Your copy of the material must match it exactly, except that pictures are dropped.

§ DATA EXCERPT
+ + +
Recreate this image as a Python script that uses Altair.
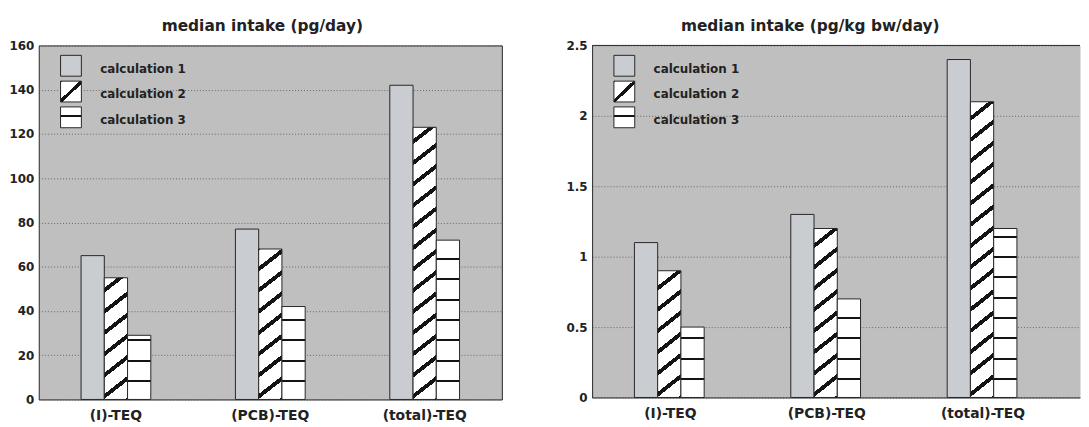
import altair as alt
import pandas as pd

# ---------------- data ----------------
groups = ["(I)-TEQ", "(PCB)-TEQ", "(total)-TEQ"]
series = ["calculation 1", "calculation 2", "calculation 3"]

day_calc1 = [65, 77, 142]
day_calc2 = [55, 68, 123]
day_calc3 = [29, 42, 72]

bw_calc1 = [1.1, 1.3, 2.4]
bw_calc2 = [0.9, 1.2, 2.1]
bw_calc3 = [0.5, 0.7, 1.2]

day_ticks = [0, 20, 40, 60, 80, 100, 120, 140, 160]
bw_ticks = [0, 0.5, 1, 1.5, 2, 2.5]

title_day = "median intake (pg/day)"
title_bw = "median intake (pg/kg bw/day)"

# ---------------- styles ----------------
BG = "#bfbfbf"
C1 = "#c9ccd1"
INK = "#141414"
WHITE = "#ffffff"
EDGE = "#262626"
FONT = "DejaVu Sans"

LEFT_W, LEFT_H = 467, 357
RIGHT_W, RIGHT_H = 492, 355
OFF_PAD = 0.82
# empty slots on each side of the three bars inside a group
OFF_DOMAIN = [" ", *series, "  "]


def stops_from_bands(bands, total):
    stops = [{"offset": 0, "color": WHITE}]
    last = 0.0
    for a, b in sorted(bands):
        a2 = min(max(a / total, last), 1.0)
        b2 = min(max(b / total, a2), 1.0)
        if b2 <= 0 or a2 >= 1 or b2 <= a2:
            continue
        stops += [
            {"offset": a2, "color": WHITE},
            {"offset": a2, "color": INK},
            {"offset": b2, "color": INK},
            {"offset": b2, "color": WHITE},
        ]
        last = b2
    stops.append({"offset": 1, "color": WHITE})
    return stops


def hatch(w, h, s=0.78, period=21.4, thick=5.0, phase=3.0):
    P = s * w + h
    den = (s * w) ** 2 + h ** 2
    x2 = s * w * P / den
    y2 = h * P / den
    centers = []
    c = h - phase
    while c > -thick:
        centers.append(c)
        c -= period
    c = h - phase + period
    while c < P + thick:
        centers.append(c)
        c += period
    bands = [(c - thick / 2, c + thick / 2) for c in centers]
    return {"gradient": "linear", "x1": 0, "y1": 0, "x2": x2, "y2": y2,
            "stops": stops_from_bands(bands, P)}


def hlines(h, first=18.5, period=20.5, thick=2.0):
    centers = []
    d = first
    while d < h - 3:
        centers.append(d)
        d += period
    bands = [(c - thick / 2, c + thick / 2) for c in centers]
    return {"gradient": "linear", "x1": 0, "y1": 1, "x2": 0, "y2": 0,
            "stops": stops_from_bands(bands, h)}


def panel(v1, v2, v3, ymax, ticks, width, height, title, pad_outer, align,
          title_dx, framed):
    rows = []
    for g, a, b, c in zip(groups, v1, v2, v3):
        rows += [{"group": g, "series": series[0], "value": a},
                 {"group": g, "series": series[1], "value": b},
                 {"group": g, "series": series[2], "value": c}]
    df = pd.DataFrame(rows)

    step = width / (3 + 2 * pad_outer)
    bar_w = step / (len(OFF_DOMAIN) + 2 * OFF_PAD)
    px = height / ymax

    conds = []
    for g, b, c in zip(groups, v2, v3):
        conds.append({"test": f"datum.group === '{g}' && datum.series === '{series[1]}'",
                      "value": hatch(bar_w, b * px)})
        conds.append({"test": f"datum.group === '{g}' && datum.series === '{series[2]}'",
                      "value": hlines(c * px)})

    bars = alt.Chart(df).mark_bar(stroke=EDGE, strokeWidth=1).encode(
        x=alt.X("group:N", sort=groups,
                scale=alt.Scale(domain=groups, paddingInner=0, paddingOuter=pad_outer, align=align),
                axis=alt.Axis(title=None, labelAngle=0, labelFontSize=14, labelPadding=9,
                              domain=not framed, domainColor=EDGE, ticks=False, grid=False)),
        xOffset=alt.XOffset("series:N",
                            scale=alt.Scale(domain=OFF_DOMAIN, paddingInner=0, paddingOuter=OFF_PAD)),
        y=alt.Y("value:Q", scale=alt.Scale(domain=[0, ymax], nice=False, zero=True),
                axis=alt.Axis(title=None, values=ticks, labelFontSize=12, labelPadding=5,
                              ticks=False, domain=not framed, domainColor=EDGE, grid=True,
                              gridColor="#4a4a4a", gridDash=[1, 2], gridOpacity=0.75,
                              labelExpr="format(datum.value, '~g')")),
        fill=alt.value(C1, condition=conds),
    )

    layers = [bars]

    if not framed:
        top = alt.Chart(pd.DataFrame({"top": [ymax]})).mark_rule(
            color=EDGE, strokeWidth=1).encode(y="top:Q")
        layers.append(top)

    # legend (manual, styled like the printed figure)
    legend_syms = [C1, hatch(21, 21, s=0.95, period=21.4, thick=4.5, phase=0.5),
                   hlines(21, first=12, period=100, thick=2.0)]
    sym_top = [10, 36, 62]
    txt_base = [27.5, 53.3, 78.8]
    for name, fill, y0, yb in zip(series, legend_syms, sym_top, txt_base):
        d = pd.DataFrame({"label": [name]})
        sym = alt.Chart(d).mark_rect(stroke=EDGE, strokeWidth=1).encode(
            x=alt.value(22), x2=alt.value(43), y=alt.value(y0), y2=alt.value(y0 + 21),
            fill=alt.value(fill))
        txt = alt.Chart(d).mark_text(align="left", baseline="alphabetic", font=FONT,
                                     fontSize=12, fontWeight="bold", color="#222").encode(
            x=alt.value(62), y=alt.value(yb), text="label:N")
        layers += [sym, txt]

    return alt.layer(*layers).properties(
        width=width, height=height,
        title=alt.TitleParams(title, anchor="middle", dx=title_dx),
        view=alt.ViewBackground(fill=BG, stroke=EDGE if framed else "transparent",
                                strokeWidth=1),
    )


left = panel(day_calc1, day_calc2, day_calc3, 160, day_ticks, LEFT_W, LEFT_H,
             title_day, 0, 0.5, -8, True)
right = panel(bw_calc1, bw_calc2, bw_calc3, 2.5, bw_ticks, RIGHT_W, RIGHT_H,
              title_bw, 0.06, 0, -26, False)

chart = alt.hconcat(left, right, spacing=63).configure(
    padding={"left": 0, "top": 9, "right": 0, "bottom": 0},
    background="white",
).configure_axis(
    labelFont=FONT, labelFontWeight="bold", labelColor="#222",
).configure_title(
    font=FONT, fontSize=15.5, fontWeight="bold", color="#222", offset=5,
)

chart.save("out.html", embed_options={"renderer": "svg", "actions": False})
+ + +
§ SOLUTION TO THE EXERCISE
Recreate this image as a Python script that uses Altair.
import altair as alt
import pandas as pd

# ---------------- data ----------------
groups = ["(I)-TEQ", "(PCB)-TEQ", "(total)-TEQ"]
series = ["calculation 1", "calculation 2", "calculation 3"]

day_calc1 = [65, 77, 142]
day_calc2 = [55, 68, 123]
day_calc3 = [29, 42, 72]

bw_calc1 = [1.1, 1.3, 2.4]
bw_calc2 = [0.9, 1.2, 2.1]
bw_calc3 = [0.5, 0.7, 1.2]

day_ticks = [0, 20, 40, 60, 80, 100, 120, 140, 160]
bw_ticks = [0, 0.5, 1, 1.5, 2, 2.5]

title_day = "median intake (pg/day)"
title_bw = "median intake (pg/kg bw/day)"

# ---------------- styles ----------------
BG = "#bfbfbf"
C1 = "#c9ccd1"
INK = "#141414"
WHITE = "#ffffff"
EDGE = "#262626"
FONT = "DejaVu Sans"

LEFT_W, LEFT_H = 467, 357
RIGHT_W, RIGHT_H = 492, 355
OFF_PAD = 0.82
# empty slots on each side of the three bars inside a group
OFF_DOMAIN = [" ", *series, "  "]


def stops_from_bands(bands, total):
    stops = [{"offset": 0, "color": WHITE}]
    last = 0.0
    for a, b in sorted(bands):
        a2 = min(max(a / total, last), 1.0)
        b2 = min(max(b / total, a2), 1.0)
        if b2 <= 0 or a2 >= 1 or b2 <= a2:
            continue
        stops += [
            {"offset": a2, "color": WHITE},
            {"offset": a2, "color": INK},
            {"offset": b2, "color": INK},
            {"offset": b2, "color": WHITE},
        ]
        last = b2
    stops.append({"offset": 1, "color": WHITE})
    return stops


def hatch(w, h, s=0.78, period=21.4, thick=5.0, phase=3.0):
    P = s * w + h
    den = (s * w) ** 2 + h ** 2
    x2 = s * w * P / den
    y2 = h * P / den
    centers = []
    c = h - phase
    while c > -thick:
        centers.append(c)
        c -= period
    c = h - phase + period
    while c < P + thick:
        centers.append(c)
        c += period
    bands = [(c - thick / 2, c + thick / 2) for c in centers]
    return {"gradient": "linear", "x1": 0, "y1": 0, "x2": x2, "y2": y2,
            "stops": stops_from_bands(bands, P)}


def hlines(h, first=18.5, period=20.5, thick=2.0):
    centers = []
    d = first
    while d < h - 3:
        centers.append(d)
        d += period
    bands = [(c - thick / 2, c + thick / 2) for c in centers]
    return {"gradient": "linear", "x1": 0, "y1": 1, "x2": 0, "y2": 0,
            "stops": stops_from_bands(bands, h)}


def panel(v1, v2, v3, ymax, ticks, width, height, title, pad_outer, align,
          title_dx, framed):
    rows = []
    for g, a, b, c in zip(groups, v1, v2, v3):
        rows += [{"group": g, "series": series[0], "value": a},
                 {"group": g, "series": series[1], "value": b},
                 {"group": g, "series": series[2], "value": c}]
    df = pd.DataFrame(rows)

    step = width / (3 + 2 * pad_outer)
    bar_w = step / (len(OFF_DOMAIN) + 2 * OFF_PAD)
    px = height / ymax

    conds = []
    for g, b, c in zip(groups, v2, v3):
        conds.append({"test": f"datum.group === '{g}' && datum.series === '{series[1]}'",
                      "value": hatch(bar_w, b * px)})
        conds.append({"test": f"datum.group === '{g}' && datum.series === '{series[2]}'",
                      "value": hlines(c * px)})

    bars = alt.Chart(df).mark_bar(stroke=EDGE, strokeWidth=1).encode(
        x=alt.X("group:N", sort=groups,
                scale=alt.Scale(domain=groups, paddingInner=0, paddingOuter=pad_outer, align=align),
                axis=alt.Axis(title=None, labelAngle=0, labelFontSize=14, labelPadding=9,
                              domain=not framed, domainColor=EDGE, ticks=False, grid=False)),
        xOffset=alt.XOffset("series:N",
                            scale=alt.Scale(domain=OFF_DOMAIN, paddingInner=0, paddingOuter=OFF_PAD)),
        y=alt.Y("value:Q", scale=alt.Scale(domain=[0, ymax], nice=False, zero=True),
                axis=alt.Axis(title=None, values=ticks, labelFontSize=12, labelPadding=5,
                              ticks=False, domain=not framed, domainColor=EDGE, grid=True,
                              gridColor="#4a4a4a", gridDash=[1, 2], gridOpacity=0.75,
                              labelExpr="format(datum.value, '~g')")),
        fill=alt.value(C1, condition=conds),
    )

    layers = [bars]

    if not framed:
        top = alt.Chart(pd.DataFrame({"top": [ymax]})).mark_rule(
            color=EDGE, strokeWidth=1).encode(y="top:Q")
        layers.append(top)

    # legend (manual, styled like the printed figure)
    legend_syms = [C1, hatch(21, 21, s=0.95, period=21.4, thick=4.5, phase=0.5),
                   hlines(21, first=12, period=100, thick=2.0)]
    sym_top = [10, 36, 62]
    txt_base = [27.5, 53.3, 78.8]
    for name, fill, y0, yb in zip(series, legend_syms, sym_top, txt_base):
        d = pd.DataFrame({"label": [name]})
        sym = alt.Chart(d).mark_rect(stroke=EDGE, strokeWidth=1).encode(
            x=alt.value(22), x2=alt.value(43), y=alt.value(y0), y2=alt.value(y0 + 21),
            fill=alt.value(fill))
        txt = alt.Chart(d).mark_text(align="left", baseline="alphabetic", font=FONT,
                                     fontSize=12, fontWeight="bold", color="#222").encode(
            x=alt.value(62), y=alt.value(yb), text="label:N")
        layers += [sym, txt]

    return alt.layer(*layers).properties(
        width=width, height=height,
        title=alt.TitleParams(title, anchor="middle", dx=title_dx),
        view=alt.ViewBackground(fill=BG, stroke=EDGE if framed else "transparent",
                                strokeWidth=1),
    )


left = panel(day_calc1, day_calc2, day_calc3, 160, day_ticks, LEFT_W, LEFT_H,
             title_day, 0, 0.5, -8, True)
right = panel(bw_calc1, bw_calc2, bw_calc3, 2.5, bw_ticks, RIGHT_W, RIGHT_H,
              title_bw, 0.06, 0, -26, False)

chart = alt.hconcat(left, right, spacing=63).configure(
    padding={"left": 0, "top": 9, "right": 0, "bottom": 0},
    background="white",
).configure_axis(
    labelFont=FONT, labelFontWeight="bold", labelColor="#222",
).configure_title(
    font=FONT, fontSize=15.5, fontWeight="bold", color="#222", offset=5,
)

chart.save("out.html", embed_options={"renderer": "svg", "actions": False})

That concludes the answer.